++++ Information supplied ++++

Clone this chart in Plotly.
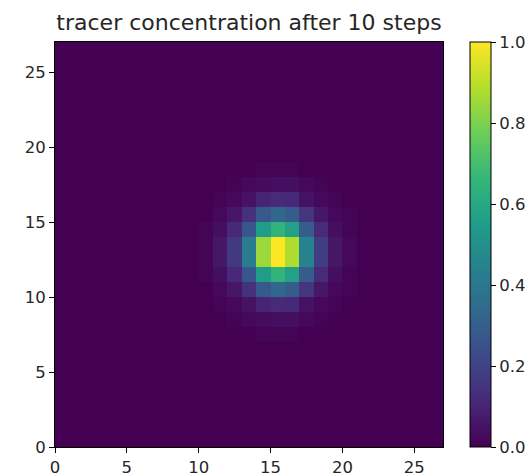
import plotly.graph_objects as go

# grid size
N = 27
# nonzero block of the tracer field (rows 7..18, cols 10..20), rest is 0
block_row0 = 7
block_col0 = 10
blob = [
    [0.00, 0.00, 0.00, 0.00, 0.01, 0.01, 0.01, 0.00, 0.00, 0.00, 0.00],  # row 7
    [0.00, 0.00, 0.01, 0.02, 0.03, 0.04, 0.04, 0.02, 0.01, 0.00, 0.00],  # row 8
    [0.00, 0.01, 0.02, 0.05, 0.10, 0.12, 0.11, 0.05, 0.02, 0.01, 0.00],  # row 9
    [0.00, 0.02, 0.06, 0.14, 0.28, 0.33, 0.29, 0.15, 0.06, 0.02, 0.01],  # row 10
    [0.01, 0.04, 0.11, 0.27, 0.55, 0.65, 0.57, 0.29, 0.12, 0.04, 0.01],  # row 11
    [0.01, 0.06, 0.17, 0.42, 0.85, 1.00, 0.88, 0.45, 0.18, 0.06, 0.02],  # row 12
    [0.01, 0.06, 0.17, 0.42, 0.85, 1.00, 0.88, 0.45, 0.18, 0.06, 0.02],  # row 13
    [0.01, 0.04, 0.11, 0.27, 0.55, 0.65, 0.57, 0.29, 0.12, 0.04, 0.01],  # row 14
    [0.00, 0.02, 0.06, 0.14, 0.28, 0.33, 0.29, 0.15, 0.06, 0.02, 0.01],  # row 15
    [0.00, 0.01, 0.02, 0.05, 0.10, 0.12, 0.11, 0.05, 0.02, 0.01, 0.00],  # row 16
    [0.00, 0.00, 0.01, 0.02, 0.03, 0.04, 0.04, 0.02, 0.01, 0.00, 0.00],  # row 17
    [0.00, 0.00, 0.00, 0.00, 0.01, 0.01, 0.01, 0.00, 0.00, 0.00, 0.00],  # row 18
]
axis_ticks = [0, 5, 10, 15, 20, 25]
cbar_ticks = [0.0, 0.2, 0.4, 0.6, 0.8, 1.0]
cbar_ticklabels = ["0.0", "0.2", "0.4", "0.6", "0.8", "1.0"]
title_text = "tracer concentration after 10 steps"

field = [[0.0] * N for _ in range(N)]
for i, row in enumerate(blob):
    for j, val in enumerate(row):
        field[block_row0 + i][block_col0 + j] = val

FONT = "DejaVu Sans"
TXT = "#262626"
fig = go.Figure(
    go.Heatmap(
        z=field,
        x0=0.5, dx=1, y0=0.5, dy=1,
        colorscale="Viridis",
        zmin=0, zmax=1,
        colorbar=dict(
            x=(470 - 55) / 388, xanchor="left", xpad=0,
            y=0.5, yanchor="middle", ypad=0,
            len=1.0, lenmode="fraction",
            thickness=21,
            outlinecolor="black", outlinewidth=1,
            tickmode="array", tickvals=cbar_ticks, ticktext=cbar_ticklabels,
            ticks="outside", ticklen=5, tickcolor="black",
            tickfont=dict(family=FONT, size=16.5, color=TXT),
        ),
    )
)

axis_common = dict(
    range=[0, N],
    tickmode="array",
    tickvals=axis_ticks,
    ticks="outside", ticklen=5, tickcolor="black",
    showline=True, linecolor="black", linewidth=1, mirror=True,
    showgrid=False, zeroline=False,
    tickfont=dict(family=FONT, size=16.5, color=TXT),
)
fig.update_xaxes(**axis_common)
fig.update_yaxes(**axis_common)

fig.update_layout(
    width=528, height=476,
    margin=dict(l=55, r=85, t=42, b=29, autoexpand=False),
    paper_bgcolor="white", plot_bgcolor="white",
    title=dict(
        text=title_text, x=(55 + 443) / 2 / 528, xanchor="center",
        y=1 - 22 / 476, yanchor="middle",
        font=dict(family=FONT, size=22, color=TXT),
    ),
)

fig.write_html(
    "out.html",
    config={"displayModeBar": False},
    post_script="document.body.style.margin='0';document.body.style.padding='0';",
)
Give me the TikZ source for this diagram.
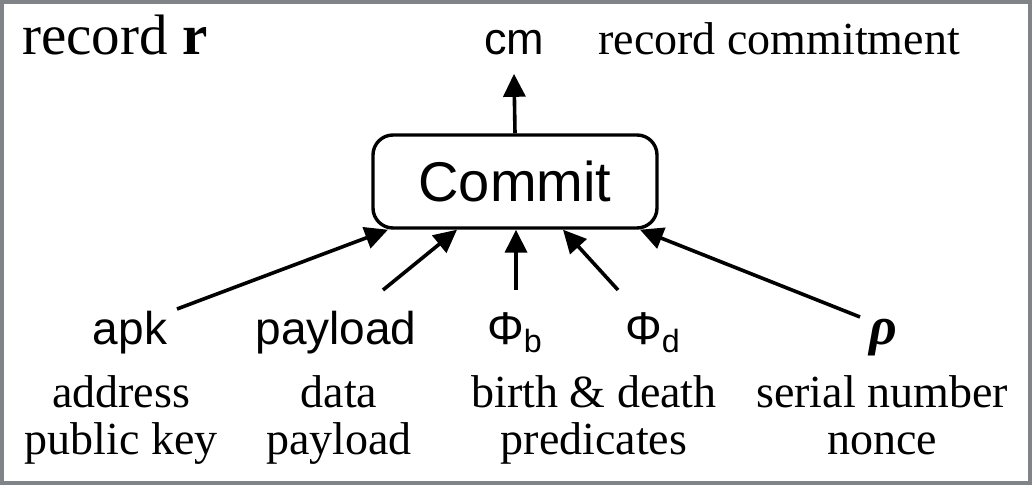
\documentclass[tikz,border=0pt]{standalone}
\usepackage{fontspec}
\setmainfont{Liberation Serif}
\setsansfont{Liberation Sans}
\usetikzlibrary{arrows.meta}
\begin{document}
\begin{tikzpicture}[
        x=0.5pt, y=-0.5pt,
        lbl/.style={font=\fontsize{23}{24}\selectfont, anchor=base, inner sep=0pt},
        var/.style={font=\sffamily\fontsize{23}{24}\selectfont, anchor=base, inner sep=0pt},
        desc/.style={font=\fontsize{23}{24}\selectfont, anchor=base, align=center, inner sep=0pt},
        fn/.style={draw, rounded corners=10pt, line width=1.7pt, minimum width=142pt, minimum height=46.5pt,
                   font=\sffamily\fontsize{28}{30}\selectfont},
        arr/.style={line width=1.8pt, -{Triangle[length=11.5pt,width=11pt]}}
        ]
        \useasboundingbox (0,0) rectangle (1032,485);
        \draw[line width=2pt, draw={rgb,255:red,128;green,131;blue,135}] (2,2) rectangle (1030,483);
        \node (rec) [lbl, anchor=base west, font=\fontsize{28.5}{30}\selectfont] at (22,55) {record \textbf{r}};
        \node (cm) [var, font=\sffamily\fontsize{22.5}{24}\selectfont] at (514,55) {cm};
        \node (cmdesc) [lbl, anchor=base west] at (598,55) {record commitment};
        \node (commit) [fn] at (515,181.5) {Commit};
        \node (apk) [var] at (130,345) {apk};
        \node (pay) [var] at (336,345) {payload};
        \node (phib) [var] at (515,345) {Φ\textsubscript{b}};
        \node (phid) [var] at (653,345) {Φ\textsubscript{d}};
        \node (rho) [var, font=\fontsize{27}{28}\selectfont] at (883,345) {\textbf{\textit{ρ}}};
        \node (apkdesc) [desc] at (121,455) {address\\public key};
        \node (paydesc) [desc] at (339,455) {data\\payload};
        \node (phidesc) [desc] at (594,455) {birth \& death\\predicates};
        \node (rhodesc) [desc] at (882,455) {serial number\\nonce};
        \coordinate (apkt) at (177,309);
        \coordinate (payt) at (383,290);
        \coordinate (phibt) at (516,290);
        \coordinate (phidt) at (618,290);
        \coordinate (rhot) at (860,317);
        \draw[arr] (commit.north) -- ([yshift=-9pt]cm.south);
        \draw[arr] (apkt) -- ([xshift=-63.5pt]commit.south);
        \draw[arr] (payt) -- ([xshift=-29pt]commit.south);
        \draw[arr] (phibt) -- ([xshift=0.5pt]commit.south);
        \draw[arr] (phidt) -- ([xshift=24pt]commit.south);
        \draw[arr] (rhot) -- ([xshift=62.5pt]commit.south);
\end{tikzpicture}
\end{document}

++++
++++ Information supplied ++++

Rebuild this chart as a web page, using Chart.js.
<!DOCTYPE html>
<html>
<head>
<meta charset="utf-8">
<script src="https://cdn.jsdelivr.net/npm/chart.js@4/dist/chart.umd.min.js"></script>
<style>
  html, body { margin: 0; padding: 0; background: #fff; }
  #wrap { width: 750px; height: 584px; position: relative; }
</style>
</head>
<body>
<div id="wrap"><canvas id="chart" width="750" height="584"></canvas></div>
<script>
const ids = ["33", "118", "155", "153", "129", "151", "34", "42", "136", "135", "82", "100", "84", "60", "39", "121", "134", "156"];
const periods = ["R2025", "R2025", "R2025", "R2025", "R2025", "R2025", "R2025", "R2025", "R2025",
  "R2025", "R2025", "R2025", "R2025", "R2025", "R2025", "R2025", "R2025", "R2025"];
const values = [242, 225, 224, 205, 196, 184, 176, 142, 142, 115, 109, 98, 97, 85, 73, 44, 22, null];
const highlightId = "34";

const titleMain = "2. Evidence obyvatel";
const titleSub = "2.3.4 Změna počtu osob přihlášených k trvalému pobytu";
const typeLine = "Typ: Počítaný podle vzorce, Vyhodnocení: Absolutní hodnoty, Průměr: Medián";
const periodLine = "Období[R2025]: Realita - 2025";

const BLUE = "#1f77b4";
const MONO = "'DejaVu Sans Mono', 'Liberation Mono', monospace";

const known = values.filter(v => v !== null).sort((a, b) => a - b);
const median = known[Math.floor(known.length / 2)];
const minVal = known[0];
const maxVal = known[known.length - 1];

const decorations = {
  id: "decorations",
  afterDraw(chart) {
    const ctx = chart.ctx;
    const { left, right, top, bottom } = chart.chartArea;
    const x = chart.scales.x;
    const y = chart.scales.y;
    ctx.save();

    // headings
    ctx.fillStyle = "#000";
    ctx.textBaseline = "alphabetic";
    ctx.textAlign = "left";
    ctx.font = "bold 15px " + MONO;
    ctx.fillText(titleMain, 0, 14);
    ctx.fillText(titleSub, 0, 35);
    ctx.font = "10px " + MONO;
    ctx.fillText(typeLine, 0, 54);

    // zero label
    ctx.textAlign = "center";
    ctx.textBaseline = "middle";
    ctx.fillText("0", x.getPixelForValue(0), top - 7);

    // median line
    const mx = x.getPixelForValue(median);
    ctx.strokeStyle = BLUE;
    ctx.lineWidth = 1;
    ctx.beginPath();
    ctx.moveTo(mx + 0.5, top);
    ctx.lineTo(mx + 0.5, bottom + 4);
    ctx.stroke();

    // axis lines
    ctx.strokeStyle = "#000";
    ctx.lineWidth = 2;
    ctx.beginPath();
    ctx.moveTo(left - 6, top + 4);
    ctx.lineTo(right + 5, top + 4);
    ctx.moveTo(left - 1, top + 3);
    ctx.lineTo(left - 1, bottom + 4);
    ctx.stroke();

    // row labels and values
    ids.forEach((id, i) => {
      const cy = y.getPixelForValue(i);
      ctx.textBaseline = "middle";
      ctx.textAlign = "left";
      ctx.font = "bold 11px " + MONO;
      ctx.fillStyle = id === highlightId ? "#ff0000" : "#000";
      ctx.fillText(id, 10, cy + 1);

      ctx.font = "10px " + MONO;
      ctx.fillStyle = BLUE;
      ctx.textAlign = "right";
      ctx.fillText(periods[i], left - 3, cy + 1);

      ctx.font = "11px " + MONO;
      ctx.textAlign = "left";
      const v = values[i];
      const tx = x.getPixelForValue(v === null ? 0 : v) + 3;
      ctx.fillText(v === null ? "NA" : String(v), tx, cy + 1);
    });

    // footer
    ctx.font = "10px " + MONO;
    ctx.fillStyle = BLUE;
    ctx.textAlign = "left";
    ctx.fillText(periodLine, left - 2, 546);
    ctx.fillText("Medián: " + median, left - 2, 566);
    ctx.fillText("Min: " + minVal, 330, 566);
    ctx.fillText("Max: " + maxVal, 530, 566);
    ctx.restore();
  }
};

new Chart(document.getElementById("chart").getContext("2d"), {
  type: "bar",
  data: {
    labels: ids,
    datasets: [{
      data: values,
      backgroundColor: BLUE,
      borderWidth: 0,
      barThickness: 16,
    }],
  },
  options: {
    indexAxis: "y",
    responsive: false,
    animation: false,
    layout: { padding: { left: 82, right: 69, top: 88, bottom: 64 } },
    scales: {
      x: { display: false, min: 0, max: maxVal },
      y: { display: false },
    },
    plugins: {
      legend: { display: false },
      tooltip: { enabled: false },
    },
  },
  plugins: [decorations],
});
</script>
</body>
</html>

++++

## What is being asked
Extract the stretch of lines that begins at the line with "Clone this chart in Plotly." and ends at the line with "import plotly.graph_objects as go", inclusive. Omit every picture.

## Response
Clone this chart in Plotly.
import plotly.graph_objects as go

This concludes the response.